À la première lecture, cette suggestion peut sembler édifiante («ce que vous avez fait au plus petit d'entre les miens, c'est à Moi que vous l'avez fait ...» [Mt 25:40]). Mais trouver Jésus dans nos frères et nos soeurs n'est édifiant, que si Jésus Lui-même est quelque chose d'extraordinaire. Quand Mère Thérèse de Calcutta a dit que Jésus devait être trouvé «sous les traits en détresse des pauvres», sa confession était frappante. Pourquoi? Parce qu'elle croyait que Jésus était Dieu Incarné, et que de voir Dieu Incarné comme étant, d'une certaine manière, présent dans un homme misérable, est de reconnaître que cette personne est intrinsèquement digne de révérence. Mais si vous êtes un christologue à la sauce d'Évangile social, de dire que vous trouvez Jésus dans les autres, est de dire que vous trouvez le Jésus que vous avez vous-même trouvé dans le Nouveau Testament: un rabbin hétérodoxe de la Galilée du premier siècle. Oui, c'est supposé être un compliment, mais cela ne vous ébranle pas, cela ne vous force pas à confronter, radicalement, la différence de traitement que vous accordez aux gens importants et insignifiants. Si on n'a pas à faire tout un plat avec Jésus, Le retrouver dans les autres n'est pas important non plus.

Maintenant, considérons de nouveau l'adoration Eucharistique. Mère Thérèse la considérait comme une nécessité quotidienne, si elle et ses soeurs devaient persévérer dans leur travail. D'un côté, par l'adoration, on renforce notre Foi en Jésus Dieu Incarné, alors même où cette croyance appelle le croyant à l'adoration. Mais rendre un culte au corps de Jésus sous les apparences du pain, nous habitue aussi à une déconnection particulière entre l'apparence et la réalité, là où la réalité sous-jacente est infiniment plus précieuse que ce qui apparaît à la surface. Il est comparativement plus facile de servir les gens pauvres lorsqu'ils sont coopératifs et reconnaissants, et qu'ils donnent un sentiment de réussite à celui qui les sert. Mais parfois, nous dit-on, ils sont rébarbatifs au point où ils sont carrément repoussants. C'est à ce moment où les bien-pensants auto-félicitants abandonnent la partie et retournent à la maison, et c'est le moment où la vraie charité saute sur la patinoire. C'est le moment où il est impossible de voir le vrai visage de Jésus dans les misérables (ou les malades, ou les aliénés) sinon comme pur acte de Foi. Et c'est le moment où c'est vraiment important de savoir si Jésus est divin ou non, parce que croire en une étincelle de divinité vétue de répugnance, est la seule raison pour continuer à donner de l'amour, lorsqu'il est payé de mépris.

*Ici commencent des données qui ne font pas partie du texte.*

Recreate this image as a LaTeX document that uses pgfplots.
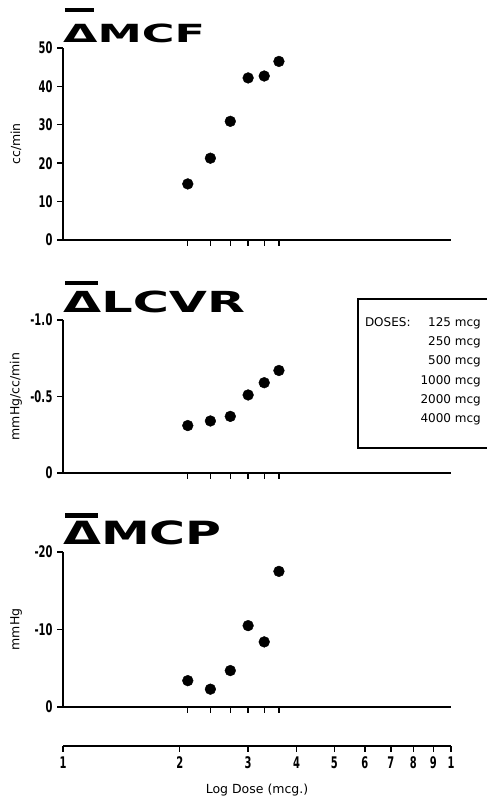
\documentclass[border=0pt]{standalone}
\usepackage{fontspec}
\usepackage{graphicx}
\usepackage{pgfplots}
\pgfplotsset{compat=1.18}
\setmainfont{DejaVu Sans}
\newfontfamily\tickfont[FakeStretch=0.62]{DejaVu Sans}
\newcommand{\tl}[1]{\mbox{\tickfont\bfseries\fontsize{16bp}{18bp}\selectfont #1}}

% #1 hscale, #2 vscale, #3 raise of the bar, #4 letters
\newcommand{\paneltitle}[4]{%
  \scalebox{#1}[#2]{\fontsize{10bp}{12bp}\selectfont\bfseries
    \rlap{\hspace{0.4bp}\raisebox{#3}{\rule{6.6bp}{1.6bp}}}Δ#4}}

\pgfplotsset{
  panel/.style={
    scale only axis, width=388bp, anchor=south west,
    xmin=1, xmax=10,
    axis x line=bottom, axis y line=left,
    axis line style={-, line width=1.8bp},
    every tick/.style={black, line width=1.4bp},
    tick align=outside, major tick length=6bp,
    xtick={2.097,2.398,2.699,3.0,3.301,3.602}, xticklabels={},
    minor xtick={},
    yticklabel style={xshift=-1bp},
    ylabel style={at={(rel axis cs:-0.121,0.5)}, anchor=center,
      font=\fontsize{12.5bp}{14bp}\selectfont},
    clip=false,
  },
  dots/.style={only marks, mark=*, mark size=5.4bp, black},
}

\begin{document}
\begin{tikzpicture}[x=1bp, y=1bp]
\useasboundingbox (0,0) rectangle (487,801);

% mean change in MCF
\begin{axis}[xmode=log, panel, at={(63bp,561bp)}, height=192bp,
  ymin=0, ymax=50, ytick={0,10,20,30,40,50},
  yticklabels={\tl{0},\tl{10},\tl{20},\tl{30},\tl{40},\tl{50}},
  ylabel={cc/min}]
\addplot[dots] coordinates {
  (2.097,14.6) (2.398,21.3) (2.699,30.9) (3.0,42.2) (3.301,42.7) (3.602,46.5)};
\end{axis}
\node[anchor=base west, inner sep=0] at (63,758) {\paneltitle{4.45}{2.5}{12.5bp}{MCF}};

% mean change in LCVR
\begin{axis}[xmode=log, panel, at={(63bp,328bp)}, height=153bp, y dir=reverse,
  ymin=-1, ymax=0, ytick={-1,-0.5,0},
  yticklabels={\tl{-1.\kern0.5bp0},\tl{-0.\kern0.5bp5},\tl{0}},
  ylabel={mmHg/cc/min}]
\addplot[dots] coordinates {
  (2.097,-0.31) (2.398,-0.34) (2.699,-0.37) (3.0,-0.51) (3.301,-0.59) (3.602,-0.67)};
\end{axis}
\node[anchor=base west, inner sep=0] at (63,488) {\paneltitle{4.93}{2.9}{9.5bp}{LCVR}};

% dose box
\draw[line width=1.3bp] (492,502) -- (358,502) -- (358,353) -- (492,353);
\node[anchor=north east, inner sep=0] at (481,488.5) {%
  \fontsize{12bp}{19.3bp}\selectfont
  \begin{tabular}{@{}l@{\hspace{10bp}}r@{}}
  DOSES: & 125 mcg\\
         & 250 mcg\\
         & 500 mcg\\
         & 1000 mcg\\
         & 2000 mcg\\
         & 4000 mcg
  \end{tabular}};

% mean change in MCP
\begin{axis}[xmode=log, panel, at={(63bp,94bp)}, height=155bp, y dir=reverse,
  ymin=-20, ymax=0, ytick={-20,-10,0}, yticklabels={\tl{-20},\tl{-10},\tl{0}},
  ylabel={mmHg}]
\addplot[dots] coordinates {
  (2.097,-3.4) (2.398,-2.3) (2.699,-4.7) (3.0,-10.5) (3.301,-8.4) (3.602,-17.5)};
\end{axis}
\node[anchor=base west, inner sep=0] at (63,256) {\paneltitle{4.9}{3.2}{8.5bp}{MCP}};

% shared log dose scale
\begin{axis}[xmode=log, at={(63bp,55bp)}, anchor=south west, scale only axis,
  width=388bp, height=10bp, xmin=1, xmax=10, ymin=0, ymax=1,
  axis x line=bottom, axis y line=none,
  axis line style={-, line width=1.8bp},
  every tick/.style={black, line width=1.4bp},
  tick align=outside, major tick length=6bp,
  xtick={1,2,3,4,5,6,7,8,9,10},
  xticklabels={\tl{1},\tl{2},\tl{3},\tl{4},\tl{5},\tl{6},\tl{7},\tl{8},\tl{9},\tl{1}},
  xticklabel style={yshift=-1bp},
  minor xtick={},
  xlabel={Log Dose (mcg.)},
  xlabel style={at={(rel axis cs:0.5,0)}, anchor=center, yshift=-44bp,
    font=\fontsize{12.5bp}{15bp}\selectfont}]
\end{axis}
\end{tikzpicture}
\end{document}
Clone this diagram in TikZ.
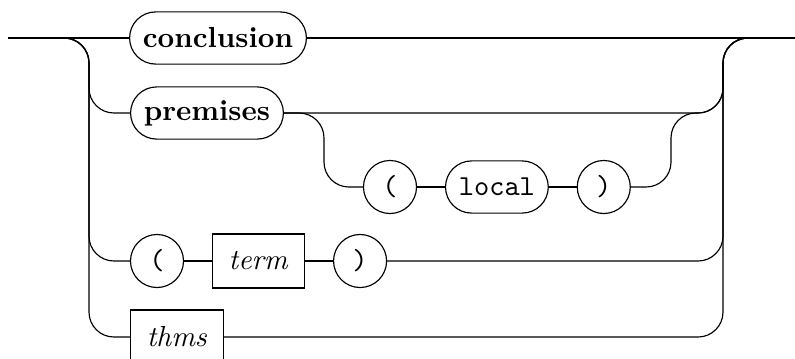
\documentclass[tikz,border=0pt]{standalone}
\usepackage{amsmath}
\usetikzlibrary{positioning}

\begin{document}
\begin{tikzpicture}[x=0.345pt, y=-0.345pt, node distance=9.6pt,
	nonterm/.style={draw, rounded corners=9pt, minimum height=18pt, inner xsep=4.6pt, inner ysep=0pt},
	term/.style={draw, circle, minimum size=18.3pt, inner sep=0pt},
	ruleref/.style={draw, rectangle, minimum height=18.6pt, inner xsep=5.6pt, inner ysep=0pt},
	track/.style={rounded corners=8.6pt}]
	\clip (0,0) rectangle (795,358);

	% main line and split points
	\coordinate (in)  at (8,38);
	\coordinate (out) at (795,38);
	\coordinate (ls)  at (64,38);
	\coordinate (lv)  at (89,38);
	\coordinate (rv)  at (723,38);
	\coordinate (rs)  at (748,38);
	\coordinate (lcv) at (324,113);
	\coordinate (rcv) at (671,113);

	\node [nonterm, anchor=west] (concl) at (129,38)  {\textbf{conclusion}};
	\node [nonterm, anchor=west] (prem)  at (130,113) {\textbf{premises}};
	\node [term]                 (lp_1)  at (390,187) {\texttt{(}};
	\node [nonterm]              (loc)   [right = of lp_1] {\texttt{local}};
	\node [term]                 (rp_1)  [right = of loc]  {\texttt{)}};
	\node [term]                 (lp_2)  at (157,261) {\texttt{(}};
	\node [ruleref]              (trm)   [right = of lp_2] {\textit{term}};
	\node [term]                 (rp_2)  [right = of trm]  {\texttt{)}};
	\node [ruleref, anchor=west] (thms)  at (130,337) {\textit{thms}};

	\draw (in) -- (concl) -- (out);

	% alternatives
	\draw [track] (ls) -| (lv |- prem) -- (prem);
	\draw [track] (ls) -| (lv |- lp_2) -- (lp_2);
	\draw [track] (ls) -| (lv |- thms) -- (thms);
	\draw [track] (prem) -| (rv) -- (rs);
	\draw [track] (rp_2) -| (rv) -- (rs);
	\draw [track] (thms) -| (rv) -- (rs);

	% optional local part
	\draw [track] (prem) -| (lcv |- lp_1) -- (lp_1);
	\draw (lp_1) -- (loc) -- (rp_1);
	\draw [track] (rp_1) -| (rcv) -| (rv) -- (rs);
	\draw (lp_2) -- (trm) -- (rp_2);
\end{tikzpicture}
\end{document}
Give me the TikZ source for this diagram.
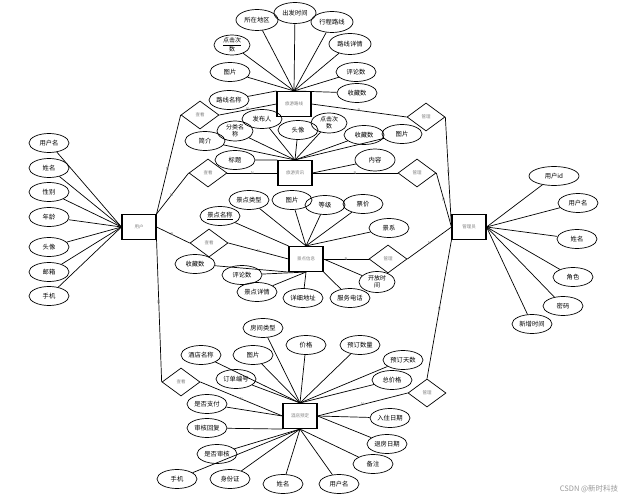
\documentclass[tikz,border=0pt]{standalone}
\usepackage{fontspec}
\setmainfont{Noto Sans CJK SC}
\usetikzlibrary{shapes.geometric}
\begin{document}
\begin{tikzpicture}[x=1pt,y=-1pt,
 attr/.style={ellipse,draw,line width=0.7pt,minimum width=40pt,minimum height=19pt,inner sep=0pt,align=center,font=\fontsize{6.3}{6.6}\selectfont},
 ent/.style={rectangle,draw,line width=1.1pt,minimum width=34pt,minimum height=25pt,inner sep=0pt,font=\fontsize{4.5}{5}\selectfont,text=gray},
 rel/.style={diamond,draw,line width=0.7pt,minimum width=38pt,minimum height=28pt,inner sep=0pt,font=\fontsize{4.5}{5}\selectfont,text=gray},
 lk/.style={line width=0.7pt},
 nl/.style={font=\fontsize{4}{4}\selectfont,text=gray,inner sep=0.5pt}]
\useasboundingbox (0,0) rectangle (637,500);

% entities
\node[ent] (user) at (139,227) {用户};
\node[ent] (route) at (294,104) {旅游路线};
\node[ent] (info) at (295,173) {旅游资讯};
\node[ent] (scenic) at (306,259) {景点信息};
\node[ent] (hotel) at (300,416) {酒店预定};
\node[ent] (admin) at (469,227) {管理员};

% relationships
\node[rel] (look1) at (200,115) {查看};
\node[rel] (look2) at (208,173) {查看};
\node[rel] (look3) at (209,243) {查看};
\node[rel] (look4) at (181,382) {查看};
\node[rel] (man1) at (426,117) {管理};
\node[rel] (man2) at (417,173) {管理};
\node[rel] (man3) at (388,259) {管理};
\node[rel] (man4) at (427,393) {管理};

% relationship connectors
\draw[lk] (user.north east) -- node[nl,pos=0.45]{N} (look1.west);
\draw[lk] (user.north east) -- node[nl,pos=0.47]{N} (look2.west);
\draw[lk] (user.east) -- node[nl,pos=0.47]{N} (look3.west);
\draw[lk] (user.south east) -- node[nl,pos=0.44]{N} (look4.west);
\draw[lk] (look1.east) -- node[nl]{N} (route.west);
\draw[lk] (look2.east) -- node[nl]{N} (info.west);
\draw[lk] (look3.east) -- node[nl]{N} (scenic.west);
\draw[lk] (look4.east) -- node[nl]{N} (hotel.west);
\draw[lk] (man1.west) -- node[nl]{N} (route.east);
\draw[lk] (man2.west) -- node[nl]{N} (info.east);
\draw[lk] (man3.west) -- node[nl]{N} (scenic.east);
\draw[lk] (man4.west) -- node[nl]{N} (hotel.east);
\draw[lk] (man1.east) -- node[nl]{N} (admin.west);
\draw[lk] (man2.east) -- node[nl]{N} (admin.west);
\draw[lk] (man3.east) -- node[nl]{N} (admin.west);
\draw[lk] (man4.north) -- node[nl]{N} (admin.south west);

% user attributes
\node[attr] (u1) at (49,143) {用户名};
\node[attr] (u2) at (49,168) {姓名};
\node[attr] (u3) at (49,192) {性别};
\node[attr] (u4) at (49,217) {年龄};
\node[attr] (u5) at (49,247) {头像};
\node[attr] (u6) at (49,272) {邮箱};
\node[attr] (u7) at (49,296) {手机};
\foreach \a in {u1,u2,u3,u4,u5,u6,u7} \draw[lk] (\a) -- (user.west);

% route attributes
\node[attr,minimum width=42pt,minimum height=21pt] (r1) at (257,20) {所在地区};
\node[attr,minimum width=42pt,minimum height=21pt] (r2) at (295,13) {出发时间};
\node[attr,minimum width=42pt,minimum height=21pt] (r3) at (332,22) {行程路线};
\node[attr,minimum width=42pt,minimum height=21pt] (r4) at (350,44) {路线详情};
\node[attr] (r5) at (356,72) {评论数};
\node[attr] (r6) at (357,93) {收藏数};
\node[attr] (r7) at (230,72) {图片};
\node[attr,minimum width=36pt,minimum height=20pt,font=\fontsize{6}{6.6}\selectfont] (r8) at (232,45) {\underline{点击次}\\数};
\node[attr] (r9) at (229,100) {路线名称};
\foreach \a in {r1,r2,r3,r4,r5,r6,r7,r8} \draw[lk] (\a) -- (route.north);
\draw[lk] (r9) -- (route.north west);

% info attributes
\node[attr] (i1) at (235,160) {标题};
\node[attr] (i2) at (205,141) {简介};
\node[attr,minimum width=36pt,minimum height=20pt,font=\fontsize{6}{6.6}\selectfont] (i3) at (235,131) {分类名\\称};
\node[attr] (i4) at (262,119) {发布人};
\node[attr] (i5) at (298,130) {头像};
\node[attr,minimum width=36pt,minimum height=20pt,font=\fontsize{6}{6.6}\selectfont] (i6) at (329,123) {点击次\\数};
\node[attr] (i7) at (364,135) {收藏数};
\node[attr] (i8) at (402,134) {图片};
\node[attr,minimum height=22pt] (i9) at (375,160) {内容};
\foreach \a in {i2,i3,i4,i5,i6,i7,i8} \draw[lk] (\a) -- (info.north);
\draw[lk] (i1) -- (info.north west);
\draw[lk] (i9) -- (info.east);

% scenic attributes
\node[attr] (s1) at (220,216) {\underline{景点名称}};
\node[attr] (s2) at (249,200) {景点类型};
\node[attr] (s3) at (292,200) {图片};
\node[attr] (s4) at (325,205) {等级};
\node[attr] (s5) at (363,204) {票价};
\node[attr] (s6) at (389,228) {景系};
\node[attr,minimum width=36pt,minimum height=21pt,font=\fontsize{6}{6.6}\selectfont] (s7) at (377,282) {开放时\\间};
\node[attr] (s8) at (350,298) {服务电话};
\node[attr] (s9) at (303,298) {详细地址};
\node[attr] (s10) at (257,292) {景点详情};
\node[attr] (s11) at (242,275) {评论数};
\node[attr] (s12) at (195,264) {收藏数};
\foreach \a in {s2,s3,s4,s5,s6} \draw[lk] (\a) -- (scenic.north);
\draw[lk] (s1) -- (scenic.north west);
\draw[lk] (s7) -- (scenic.east);
\draw[lk] (s8) -- (scenic.south east);
\foreach \a in {s9,s10,s11} \draw[lk] (\a) -- (scenic.south);
\draw[lk] (s12) -- (scenic.south west);

% hotel attributes
\node[attr] (h1) at (263,328) {房间类型};
\node[attr] (h2) at (306,345) {价格};
\node[attr] (h3) at (360,345) {预订数量};
\node[attr] (h4) at (403,360) {预订天数};
\node[attr] (h5) at (392,380) {总价格};
\node[attr] (h6) at (390,418) {入住日期};
\node[attr] (h7) at (387,444) {退房日期};
\node[attr] (h8) at (373,464) {备注};
\node[attr] (h9) at (339,484) {用户名};
\node[attr] (h10) at (283,484) {姓名};
\node[attr] (h11) at (230,479) {身份证};
\node[attr] (h12) at (177,479) {手机};
\node[attr] (h13) at (217,454) {是否审核};
\node[attr] (h14) at (207,428) {审核回复};
\node[attr] (h15) at (207,404) {是否支付};
\node[attr] (h16) at (236,379) {订单编号};
\node[attr] (h17) at (201,355) {酒店名称};
\node[attr] (h18) at (253,355) {图片};
\foreach \a in {h1,h2,h3,h4,h5,h16,h17,h18} \draw[lk] (\a) -- (hotel.north);
\draw[lk] (h6) -- (hotel.east);
\draw[lk] (h7) -- (hotel.east);
\foreach \a in {h8,h9,h10,h11,h12,h13} \draw[lk] (\a) -- (hotel.south);
\draw[lk] (h14) -- (hotel.south west);
\draw[lk] (h15) -- (hotel.west);

% admin attributes
\node[attr,minimum width=50pt] (a1) at (554,176) {用户id};
\node[attr] (a2) at (578,203) {用户名};
\node[attr] (a3) at (577,239) {姓名};
\node[attr] (a4) at (573,277) {角色};
\node[attr] (a5) at (563,306) {密码};
\node[attr] (a6) at (532,324) {新增时间};
\foreach \a in {a1,a2,a3,a4,a5,a6} \draw[lk] (\a) -- (admin.east);

% watermark
\node[font=\fontsize{7.5}{8}\selectfont,text=gray!80] (wm) at (589,489) {CSDN @新时科技};
\end{tikzpicture}
\end{document}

Lorsqu'une catastrophe humaine quelconque (une famine, une épidémie, un tremblement de terre) captive l'imagination publique, il y a habituellement une réaction perceptible de compassion de grande envergure -- perceptible, parce que (et tout aussi longtemps que) les équipes de tournage pointent leurs caméras sur les efforts des secouristes. Je ne veux pas entacher la réputation de cette compassion spontanée, mais je suis beaucoup plus impressionné par ceux qui demeurent, qui restent avec les gens misérables pris dans leurs circonstances misérables, de longues années après que l'excitation médiatique ait cessée et que tous les autres les aient oubliés -- tout particulièrement lorsque les pauvres, qui sont vertueux et aimables, ont été suffisament soulagés, et où il ne reste que les moins vertueux et les moins aimables. Les McCorrys de ce monde voudraient qu'on «déplace notre attention de Jésus présent dans le tabernacle, à Jésus présent dans le tabernacle de nos frères et soeurs». Mais je voudrais demander: qui sont les gens qui, dans les faits, sont là jusqu'au bout -- ceux qui voient l'adoration et la charité comme des alternatives mutuellement exclusives, ou ceux qui voient la première comme un motif et un soutien pour la seconde?